_What the task asks_.
Copy out each line exactly; pictures stay out of the copy.

## begin Records shown

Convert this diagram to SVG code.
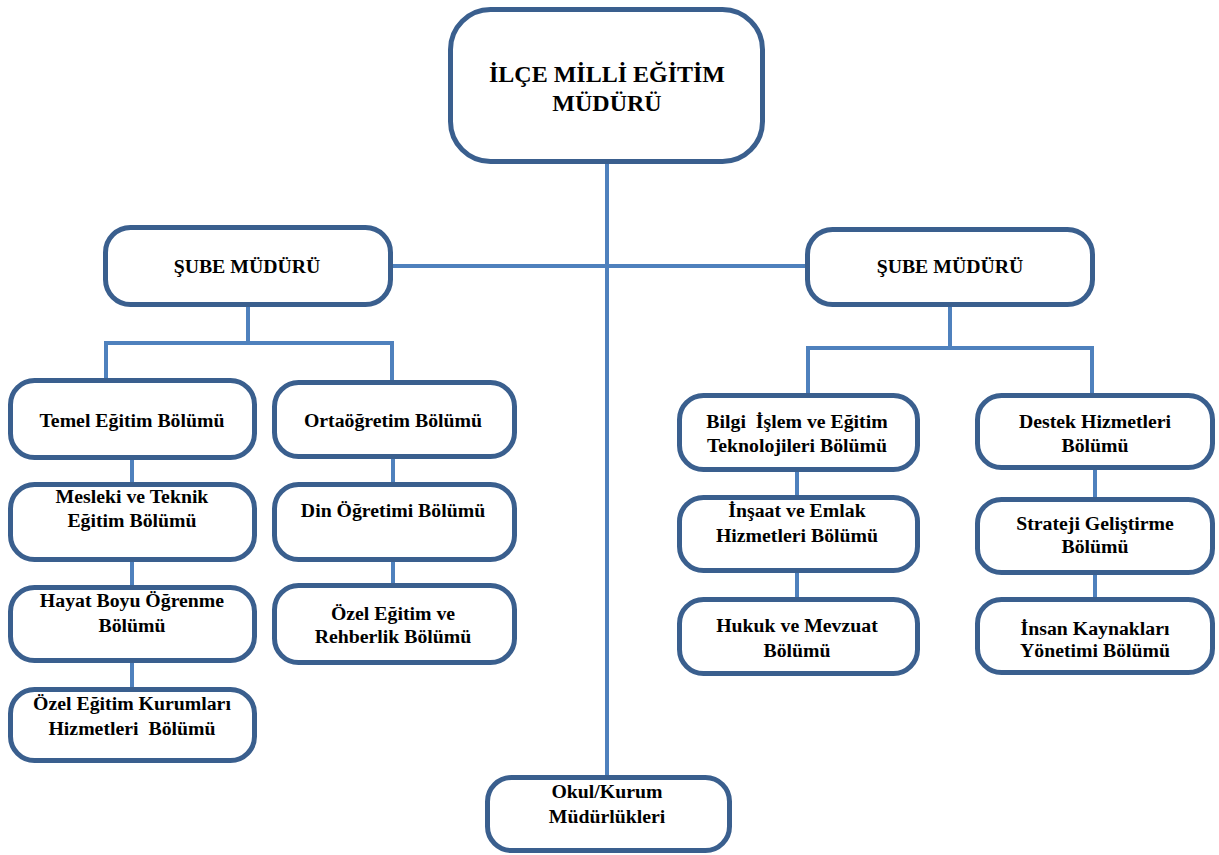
<svg xmlns="http://www.w3.org/2000/svg" width="1219" height="855" viewBox="0 0 1219 855">
<style>
.box{fill:#fff;stroke:#3A5F8E;stroke-width:5}
.t{font-family:'Liberation Serif','DejaVu Serif',serif;font-weight:700;font-size:19.8px;fill:#000;text-anchor:middle}
.big{font-size:24px}
.c{stroke:#4F81BD;stroke-width:4;fill:none}
</style>
<rect width="1219" height="855" fill="#fff"/>
<g id="connectors">
<path class="c" d="M607 164V777"/>
<path class="c" d="M393 266H807"/>
<path class="c" d="M248 307V343M106 343H392M106 341V380M392 341V382"/>
<path class="c" d="M132 460V484M132 562V587M132 663V689"/>
<path class="c" d="M393 459V484M393 562V585"/>
<path class="c" d="M950 307V348M808 348H1092M808 346V395M1092 346V395"/>
<path class="c" d="M797 472V497M797 573V599"/>
<path class="c" d="M1095 470V499M1095 575V599"/>
</g>
<g id="n-mudur"><rect class="box" x="450.5" y="9.5" width="312" height="152" rx="40"/><text class="t big" x="607" y="82">İLÇE MİLLİ EĞİTİM</text><text class="t big" x="607" y="111">MÜDÜRÜ</text></g>
<g id="n-sube-l"><rect class="box" x="105.5" y="227.5" width="285" height="77" rx="25"/><text class="t" x="247" y="273">ŞUBE MÜDÜRÜ</text></g>
<g id="n-sube-r"><rect class="box" x="807.5" y="229.5" width="285" height="75" rx="25"/><text class="t" x="950" y="273">ŞUBE MÜDÜRÜ</text></g>
<g id="n-temel"><rect class="box" x="10.5" y="380.5" width="244" height="77" rx="24"/><text class="t" x="132" y="427">Temel Eğitim Bölümü</text></g>
<g id="n-mesleki"><rect class="box" x="10.5" y="484.5" width="244" height="75" rx="24"/><text class="t" x="132" y="503">Mesleki ve Teknik</text><text class="t" x="132" y="527">Eğitim Bölümü</text></g>
<g id="n-hayat"><rect class="box" x="10.5" y="587.5" width="244" height="73" rx="24"/><text class="t" x="132" y="607">Hayat Boyu Öğrenme</text><text class="t" x="132" y="632">Bölümü</text></g>
<g id="n-ozelkurum"><rect class="box" x="10.5" y="689.5" width="244" height="71" rx="24"/><text class="t" x="132" y="710">Özel Eğitim Kurumları</text><text class="t" x="132" y="735" xml:space="preserve">Hizmetleri  Bölümü</text></g>
<g id="n-orta"><rect class="box" x="274.5" y="382.5" width="240" height="74" rx="24"/><text class="t" x="393" y="427">Ortaöğretim Bölümü</text></g>
<g id="n-din"><rect class="box" x="274.5" y="484.5" width="240" height="75" rx="24"/><text class="t" x="393" y="517">Din Öğretimi Bölümü</text></g>
<g id="n-ozelrehber"><rect class="box" x="274.5" y="585.5" width="240" height="77" rx="24"/><text class="t" x="393" y="620">Özel Eğitim ve</text><text class="t" x="393" y="643">Rehberlik Bölümü</text></g>
<g id="n-bilgi"><rect class="box" x="679.5" y="395.5" width="238" height="74" rx="24"/><text class="t" x="797" y="428" xml:space="preserve">Bilgi  İşlem ve Eğitim</text><text class="t" x="797" y="452">Teknolojileri Bölümü</text></g>
<g id="n-insaat"><rect class="box" x="679.5" y="497.5" width="238" height="73" rx="24"/><text class="t" x="797" y="517">İnşaat ve Emlak</text><text class="t" x="797" y="542">Hizmetleri Bölümü</text></g>
<g id="n-hukuk"><rect class="box" x="679.5" y="599.5" width="238" height="74" rx="24"/><text class="t" x="797" y="632">Hukuk ve Mevzuat</text><text class="t" x="797" y="657">Bölümü</text></g>
<g id="n-destek"><rect class="box" x="977.5" y="395.5" width="235" height="72" rx="24"/><text class="t" x="1095" y="428">Destek Hizmetleri</text><text class="t" x="1095" y="452">Bölümü</text></g>
<g id="n-strateji"><rect class="box" x="977.5" y="499.5" width="235" height="73" rx="24"/><text class="t" x="1095" y="530">Strateji Geliştirme</text><text class="t" x="1095" y="553">Bölümü</text></g>
<g id="n-insan"><rect class="box" x="977.5" y="599.5" width="235" height="73" rx="24"/><text class="t" x="1095" y="635">İnsan Kaynakları</text><text class="t" x="1095" y="657">Yönetimi Bölümü</text></g>
<g id="n-okul"><rect class="box" x="487.5" y="777.5" width="242" height="73" rx="24"/><text class="t" x="607" y="798">Okul/Kurum</text><text class="t" x="607" y="823">Müdürlükleri</text></g>
</svg>
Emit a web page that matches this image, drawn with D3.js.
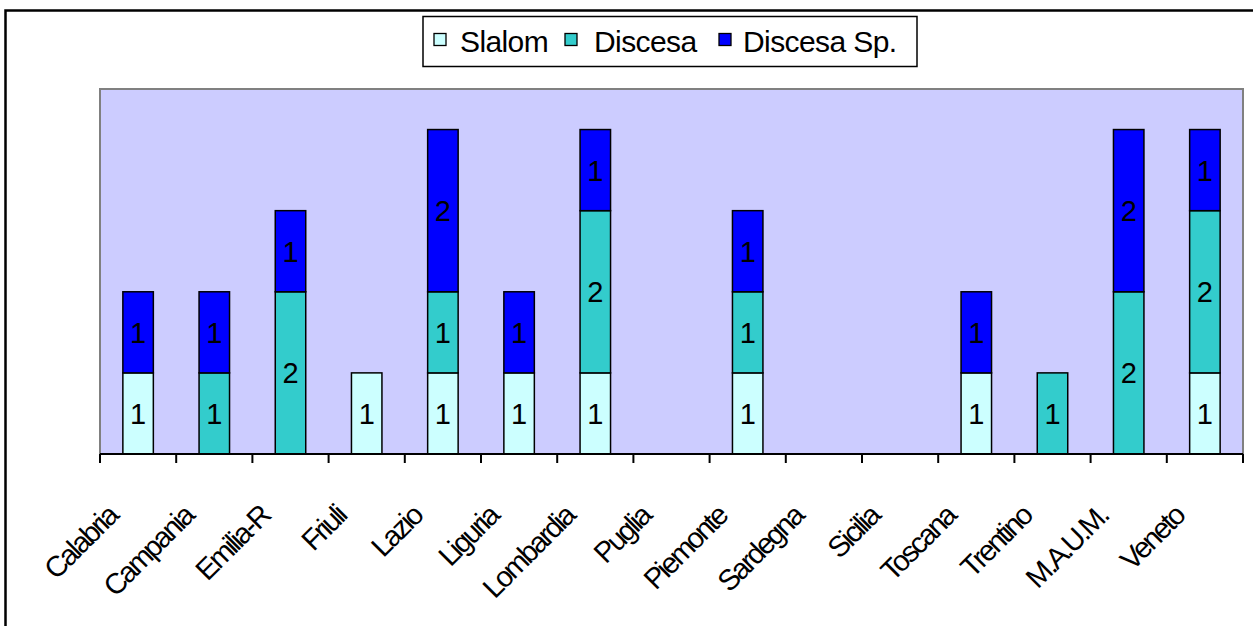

## end Records shown

_Solution to this exercise_.
Convert this diagram to SVG code.
<svg xmlns="http://www.w3.org/2000/svg" width="1219" height="855" viewBox="0 0 1219 855">
<style>
.box{fill:#fff;stroke:#3A5F8E;stroke-width:5}
.t{font-family:'Liberation Serif','DejaVu Serif',serif;font-weight:700;font-size:19.8px;fill:#000;text-anchor:middle}
.big{font-size:24px}
.c{stroke:#4F81BD;stroke-width:4;fill:none}
</style>
<rect width="1219" height="855" fill="#fff"/>
<g id="connectors">
<path class="c" d="M607 164V777"/>
<path class="c" d="M393 266H807"/>
<path class="c" d="M248 307V343M106 343H392M106 341V380M392 341V382"/>
<path class="c" d="M132 460V484M132 562V587M132 663V689"/>
<path class="c" d="M393 459V484M393 562V585"/>
<path class="c" d="M950 307V348M808 348H1092M808 346V395M1092 346V395"/>
<path class="c" d="M797 472V497M797 573V599"/>
<path class="c" d="M1095 470V499M1095 575V599"/>
</g>
<g id="n-mudur"><rect class="box" x="450.5" y="9.5" width="312" height="152" rx="40"/><text class="t big" x="607" y="82">İLÇE MİLLİ EĞİTİM</text><text class="t big" x="607" y="111">MÜDÜRÜ</text></g>
<g id="n-sube-l"><rect class="box" x="105.5" y="227.5" width="285" height="77" rx="25"/><text class="t" x="247" y="273">ŞUBE MÜDÜRÜ</text></g>
<g id="n-sube-r"><rect class="box" x="807.5" y="229.5" width="285" height="75" rx="25"/><text class="t" x="950" y="273">ŞUBE MÜDÜRÜ</text></g>
<g id="n-temel"><rect class="box" x="10.5" y="380.5" width="244" height="77" rx="24"/><text class="t" x="132" y="427">Temel Eğitim Bölümü</text></g>
<g id="n-mesleki"><rect class="box" x="10.5" y="484.5" width="244" height="75" rx="24"/><text class="t" x="132" y="503">Mesleki ve Teknik</text><text class="t" x="132" y="527">Eğitim Bölümü</text></g>
<g id="n-hayat"><rect class="box" x="10.5" y="587.5" width="244" height="73" rx="24"/><text class="t" x="132" y="607">Hayat Boyu Öğrenme</text><text class="t" x="132" y="632">Bölümü</text></g>
<g id="n-ozelkurum"><rect class="box" x="10.5" y="689.5" width="244" height="71" rx="24"/><text class="t" x="132" y="710">Özel Eğitim Kurumları</text><text class="t" x="132" y="735" xml:space="preserve">Hizmetleri  Bölümü</text></g>
<g id="n-orta"><rect class="box" x="274.5" y="382.5" width="240" height="74" rx="24"/><text class="t" x="393" y="427">Ortaöğretim Bölümü</text></g>
<g id="n-din"><rect class="box" x="274.5" y="484.5" width="240" height="75" rx="24"/><text class="t" x="393" y="517">Din Öğretimi Bölümü</text></g>
<g id="n-ozelrehber"><rect class="box" x="274.5" y="585.5" width="240" height="77" rx="24"/><text class="t" x="393" y="620">Özel Eğitim ve</text><text class="t" x="393" y="643">Rehberlik Bölümü</text></g>
<g id="n-bilgi"><rect class="box" x="679.5" y="395.5" width="238" height="74" rx="24"/><text class="t" x="797" y="428" xml:space="preserve">Bilgi  İşlem ve Eğitim</text><text class="t" x="797" y="452">Teknolojileri Bölümü</text></g>
<g id="n-insaat"><rect class="box" x="679.5" y="497.5" width="238" height="73" rx="24"/><text class="t" x="797" y="517">İnşaat ve Emlak</text><text class="t" x="797" y="542">Hizmetleri Bölümü</text></g>
<g id="n-hukuk"><rect class="box" x="679.5" y="599.5" width="238" height="74" rx="24"/><text class="t" x="797" y="632">Hukuk ve Mevzuat</text><text class="t" x="797" y="657">Bölümü</text></g>
<g id="n-destek"><rect class="box" x="977.5" y="395.5" width="235" height="72" rx="24"/><text class="t" x="1095" y="428">Destek Hizmetleri</text><text class="t" x="1095" y="452">Bölümü</text></g>
<g id="n-strateji"><rect class="box" x="977.5" y="499.5" width="235" height="73" rx="24"/><text class="t" x="1095" y="530">Strateji Geliştirme</text><text class="t" x="1095" y="553">Bölümü</text></g>
<g id="n-insan"><rect class="box" x="977.5" y="599.5" width="235" height="73" rx="24"/><text class="t" x="1095" y="635">İnsan Kaynakları</text><text class="t" x="1095" y="657">Yönetimi Bölümü</text></g>
<g id="n-okul"><rect class="box" x="487.5" y="777.5" width="242" height="73" rx="24"/><text class="t" x="607" y="798">Okul/Kurum</text><text class="t" x="607" y="823">Müdürlükleri</text></g>
</svg>
Emit a web page that matches this image, drawn with D3.js.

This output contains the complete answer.